= Exercise =
Repeat each record exactly. Any picture gets left out.

= Information shown =
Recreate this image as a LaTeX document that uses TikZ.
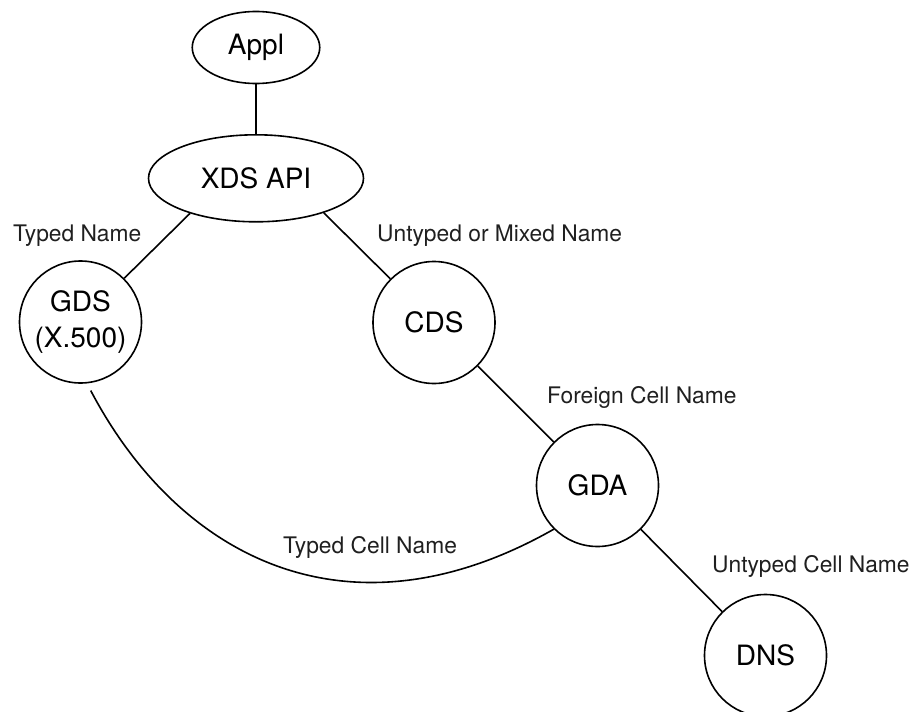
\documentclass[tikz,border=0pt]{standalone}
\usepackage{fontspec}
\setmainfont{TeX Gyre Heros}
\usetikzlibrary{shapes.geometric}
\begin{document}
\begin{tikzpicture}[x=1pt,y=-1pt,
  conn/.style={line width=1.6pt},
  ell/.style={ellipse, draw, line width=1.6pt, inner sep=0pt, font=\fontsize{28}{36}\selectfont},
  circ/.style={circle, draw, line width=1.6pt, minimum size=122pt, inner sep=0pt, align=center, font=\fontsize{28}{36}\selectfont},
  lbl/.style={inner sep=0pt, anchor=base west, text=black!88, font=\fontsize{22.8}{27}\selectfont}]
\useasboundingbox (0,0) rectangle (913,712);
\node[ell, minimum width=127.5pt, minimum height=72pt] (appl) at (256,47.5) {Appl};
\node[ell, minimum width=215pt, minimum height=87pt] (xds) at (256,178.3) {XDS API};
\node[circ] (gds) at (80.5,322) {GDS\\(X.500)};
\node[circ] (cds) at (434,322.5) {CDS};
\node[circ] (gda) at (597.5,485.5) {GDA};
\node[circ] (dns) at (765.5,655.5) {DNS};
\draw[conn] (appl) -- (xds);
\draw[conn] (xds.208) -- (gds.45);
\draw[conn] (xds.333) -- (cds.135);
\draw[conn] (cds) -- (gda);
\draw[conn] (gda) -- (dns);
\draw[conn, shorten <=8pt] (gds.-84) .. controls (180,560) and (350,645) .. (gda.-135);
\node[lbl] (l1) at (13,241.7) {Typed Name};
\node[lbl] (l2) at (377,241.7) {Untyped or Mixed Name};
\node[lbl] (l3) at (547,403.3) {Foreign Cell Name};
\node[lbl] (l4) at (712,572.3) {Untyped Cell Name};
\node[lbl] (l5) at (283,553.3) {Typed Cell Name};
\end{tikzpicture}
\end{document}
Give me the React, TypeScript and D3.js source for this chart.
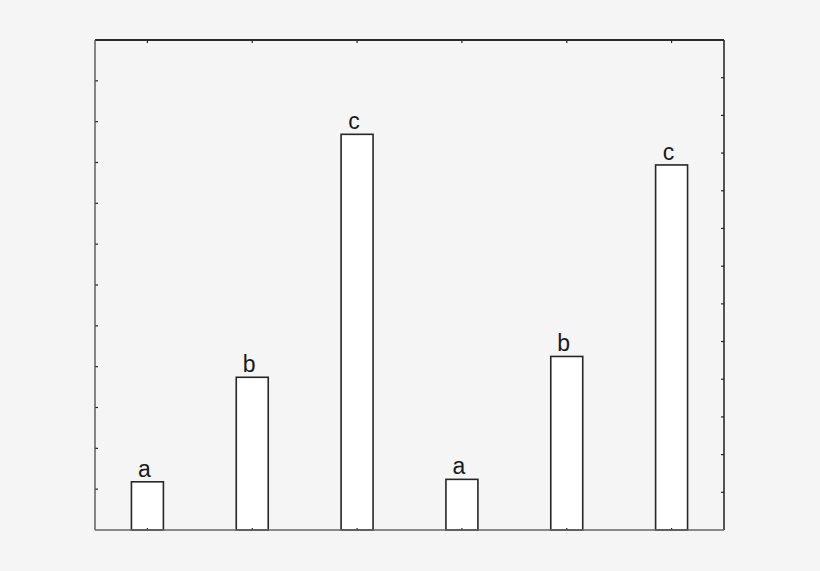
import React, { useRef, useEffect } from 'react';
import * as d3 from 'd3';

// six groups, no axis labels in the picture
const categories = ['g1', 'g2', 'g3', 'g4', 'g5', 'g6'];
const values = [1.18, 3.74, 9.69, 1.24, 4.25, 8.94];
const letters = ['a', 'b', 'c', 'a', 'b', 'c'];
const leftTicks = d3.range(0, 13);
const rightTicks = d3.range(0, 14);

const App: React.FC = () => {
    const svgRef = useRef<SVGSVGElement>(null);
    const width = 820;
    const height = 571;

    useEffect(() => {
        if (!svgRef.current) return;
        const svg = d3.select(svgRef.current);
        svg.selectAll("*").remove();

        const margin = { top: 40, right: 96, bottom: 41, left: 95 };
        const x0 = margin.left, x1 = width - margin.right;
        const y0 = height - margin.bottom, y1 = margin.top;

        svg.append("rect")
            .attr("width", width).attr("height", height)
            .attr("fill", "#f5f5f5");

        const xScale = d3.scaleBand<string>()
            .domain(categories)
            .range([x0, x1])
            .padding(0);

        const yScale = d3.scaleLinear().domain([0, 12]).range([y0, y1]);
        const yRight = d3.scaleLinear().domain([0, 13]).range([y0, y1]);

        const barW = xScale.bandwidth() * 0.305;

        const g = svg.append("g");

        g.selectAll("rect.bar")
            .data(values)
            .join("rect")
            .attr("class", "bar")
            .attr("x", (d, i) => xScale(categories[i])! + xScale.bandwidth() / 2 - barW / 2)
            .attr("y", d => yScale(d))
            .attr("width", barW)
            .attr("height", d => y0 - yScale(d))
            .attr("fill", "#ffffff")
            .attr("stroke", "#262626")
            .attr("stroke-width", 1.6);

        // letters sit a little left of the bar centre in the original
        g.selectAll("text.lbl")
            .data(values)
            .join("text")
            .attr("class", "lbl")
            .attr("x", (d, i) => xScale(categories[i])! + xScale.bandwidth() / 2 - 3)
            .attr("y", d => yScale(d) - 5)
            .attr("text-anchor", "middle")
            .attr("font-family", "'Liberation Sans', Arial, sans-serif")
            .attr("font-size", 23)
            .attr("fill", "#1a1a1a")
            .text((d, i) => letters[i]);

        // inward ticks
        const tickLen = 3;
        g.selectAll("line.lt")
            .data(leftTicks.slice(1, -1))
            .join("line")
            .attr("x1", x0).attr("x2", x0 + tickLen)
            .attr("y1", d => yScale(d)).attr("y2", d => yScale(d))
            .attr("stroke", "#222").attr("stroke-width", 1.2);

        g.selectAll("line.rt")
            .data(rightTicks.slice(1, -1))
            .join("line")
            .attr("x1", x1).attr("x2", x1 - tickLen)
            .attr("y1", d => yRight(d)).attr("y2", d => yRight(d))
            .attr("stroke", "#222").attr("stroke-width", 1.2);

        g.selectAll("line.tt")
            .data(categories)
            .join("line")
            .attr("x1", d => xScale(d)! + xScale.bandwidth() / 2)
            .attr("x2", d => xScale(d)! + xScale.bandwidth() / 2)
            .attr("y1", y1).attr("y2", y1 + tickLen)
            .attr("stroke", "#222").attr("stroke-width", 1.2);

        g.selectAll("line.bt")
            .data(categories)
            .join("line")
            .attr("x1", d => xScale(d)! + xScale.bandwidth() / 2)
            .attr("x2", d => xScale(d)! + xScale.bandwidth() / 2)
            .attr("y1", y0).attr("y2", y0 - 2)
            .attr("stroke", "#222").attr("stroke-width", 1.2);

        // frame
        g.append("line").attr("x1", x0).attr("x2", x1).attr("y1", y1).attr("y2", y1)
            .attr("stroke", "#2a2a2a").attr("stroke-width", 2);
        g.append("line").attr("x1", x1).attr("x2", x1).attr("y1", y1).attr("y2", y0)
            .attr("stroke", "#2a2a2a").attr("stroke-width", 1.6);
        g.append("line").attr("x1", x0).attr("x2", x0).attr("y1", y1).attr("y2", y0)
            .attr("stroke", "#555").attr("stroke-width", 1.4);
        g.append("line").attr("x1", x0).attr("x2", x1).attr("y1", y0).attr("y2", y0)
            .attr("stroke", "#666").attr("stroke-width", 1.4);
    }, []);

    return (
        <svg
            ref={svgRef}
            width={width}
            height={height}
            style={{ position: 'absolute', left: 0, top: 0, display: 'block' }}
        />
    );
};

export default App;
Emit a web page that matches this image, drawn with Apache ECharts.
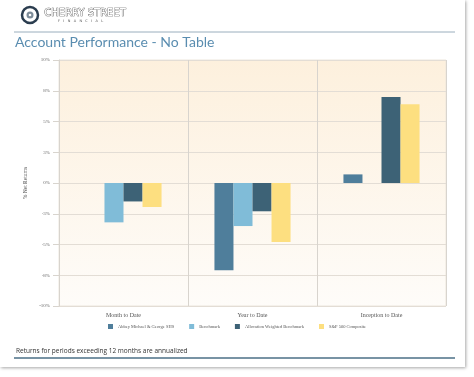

= The solution =
Recreate this image as a LaTeX document that uses TikZ.
\documentclass[tikz,border=0pt]{standalone}
\usepackage{fontspec}
\setmainfont{TeX Gyre Heros}
\usetikzlibrary{shapes.geometric}
\begin{document}
\begin{tikzpicture}[x=1pt,y=-1pt,
  conn/.style={line width=1.6pt},
  ell/.style={ellipse, draw, line width=1.6pt, inner sep=0pt, font=\fontsize{28}{36}\selectfont},
  circ/.style={circle, draw, line width=1.6pt, minimum size=122pt, inner sep=0pt, align=center, font=\fontsize{28}{36}\selectfont},
  lbl/.style={inner sep=0pt, anchor=base west, text=black!88, font=\fontsize{22.8}{27}\selectfont}]
\useasboundingbox (0,0) rectangle (913,712);
\node[ell, minimum width=127.5pt, minimum height=72pt] (appl) at (256,47.5) {Appl};
\node[ell, minimum width=215pt, minimum height=87pt] (xds) at (256,178.3) {XDS API};
\node[circ] (gds) at (80.5,322) {GDS\\(X.500)};
\node[circ] (cds) at (434,322.5) {CDS};
\node[circ] (gda) at (597.5,485.5) {GDA};
\node[circ] (dns) at (765.5,655.5) {DNS};
\draw[conn] (appl) -- (xds);
\draw[conn] (xds.208) -- (gds.45);
\draw[conn] (xds.333) -- (cds.135);
\draw[conn] (cds) -- (gda);
\draw[conn] (gda) -- (dns);
\draw[conn, shorten <=8pt] (gds.-84) .. controls (180,560) and (350,645) .. (gda.-135);
\node[lbl] (l1) at (13,241.7) {Typed Name};
\node[lbl] (l2) at (377,241.7) {Untyped or Mixed Name};
\node[lbl] (l3) at (547,403.3) {Foreign Cell Name};
\node[lbl] (l4) at (712,572.3) {Untyped Cell Name};
\node[lbl] (l5) at (283,553.3) {Typed Cell Name};
\end{tikzpicture}
\end{document}
Give me the React, TypeScript and D3.js source for this chart.
import React, { useRef, useEffect } from 'react';
import * as d3 from 'd3';

// six groups, no axis labels in the picture
const categories = ['g1', 'g2', 'g3', 'g4', 'g5', 'g6'];
const values = [1.18, 3.74, 9.69, 1.24, 4.25, 8.94];
const letters = ['a', 'b', 'c', 'a', 'b', 'c'];
const leftTicks = d3.range(0, 13);
const rightTicks = d3.range(0, 14);

const App: React.FC = () => {
    const svgRef = useRef<SVGSVGElement>(null);
    const width = 820;
    const height = 571;

    useEffect(() => {
        if (!svgRef.current) return;
        const svg = d3.select(svgRef.current);
        svg.selectAll("*").remove();

        const margin = { top: 40, right: 96, bottom: 41, left: 95 };
        const x0 = margin.left, x1 = width - margin.right;
        const y0 = height - margin.bottom, y1 = margin.top;

        svg.append("rect")
            .attr("width", width).attr("height", height)
            .attr("fill", "#f5f5f5");

        const xScale = d3.scaleBand<string>()
            .domain(categories)
            .range([x0, x1])
            .padding(0);

        const yScale = d3.scaleLinear().domain([0, 12]).range([y0, y1]);
        const yRight = d3.scaleLinear().domain([0, 13]).range([y0, y1]);

        const barW = xScale.bandwidth() * 0.305;

        const g = svg.append("g");

        g.selectAll("rect.bar")
            .data(values)
            .join("rect")
            .attr("class", "bar")
            .attr("x", (d, i) => xScale(categories[i])! + xScale.bandwidth() / 2 - barW / 2)
            .attr("y", d => yScale(d))
            .attr("width", barW)
            .attr("height", d => y0 - yScale(d))
            .attr("fill", "#ffffff")
            .attr("stroke", "#262626")
            .attr("stroke-width", 1.6);

        // letters sit a little left of the bar centre in the original
        g.selectAll("text.lbl")
            .data(values)
            .join("text")
            .attr("class", "lbl")
            .attr("x", (d, i) => xScale(categories[i])! + xScale.bandwidth() / 2 - 3)
            .attr("y", d => yScale(d) - 5)
            .attr("text-anchor", "middle")
            .attr("font-family", "'Liberation Sans', Arial, sans-serif")
            .attr("font-size", 23)
            .attr("fill", "#1a1a1a")
            .text((d, i) => letters[i]);

        // inward ticks
        const tickLen = 3;
        g.selectAll("line.lt")
            .data(leftTicks.slice(1, -1))
            .join("line")
            .attr("x1", x0).attr("x2", x0 + tickLen)
            .attr("y1", d => yScale(d)).attr("y2", d => yScale(d))
            .attr("stroke", "#222").attr("stroke-width", 1.2);

        g.selectAll("line.rt")
            .data(rightTicks.slice(1, -1))
            .join("line")
            .attr("x1", x1).attr("x2", x1 - tickLen)
            .attr("y1", d => yRight(d)).attr("y2", d => yRight(d))
            .attr("stroke", "#222").attr("stroke-width", 1.2);

        g.selectAll("line.tt")
            .data(categories)
            .join("line")
            .attr("x1", d => xScale(d)! + xScale.bandwidth() / 2)
            .attr("x2", d => xScale(d)! + xScale.bandwidth() / 2)
            .attr("y1", y1).attr("y2", y1 + tickLen)
            .attr("stroke", "#222").attr("stroke-width", 1.2);

        g.selectAll("line.bt")
            .data(categories)
            .join("line")
            .attr("x1", d => xScale(d)! + xScale.bandwidth() / 2)
            .attr("x2", d => xScale(d)! + xScale.bandwidth() / 2)
            .attr("y1", y0).attr("y2", y0 - 2)
            .attr("stroke", "#222").attr("stroke-width", 1.2);

        // frame
        g.append("line").attr("x1", x0).attr("x2", x1).attr("y1", y1).attr("y2", y1)
            .attr("stroke", "#2a2a2a").attr("stroke-width", 2);
        g.append("line").attr("x1", x1).attr("x2", x1).attr("y1", y1).attr("y2", y0)
            .attr("stroke", "#2a2a2a").attr("stroke-width", 1.6);
        g.append("line").attr("x1", x0).attr("x2", x0).attr("y1", y1).attr("y2", y0)
            .attr("stroke", "#555").attr("stroke-width", 1.4);
        g.append("line").attr("x1", x0).attr("x2", x1).attr("y1", y0).attr("y2", y0)
            .attr("stroke", "#666").attr("stroke-width", 1.4);
    }, []);

    return (
        <svg
            ref={svgRef}
            width={width}
            height={height}
            style={{ position: 'absolute', left: 0, top: 0, display: 'block' }}
        />
    );
};

export default App;
Emit a web page that matches this image, drawn with Apache ECharts.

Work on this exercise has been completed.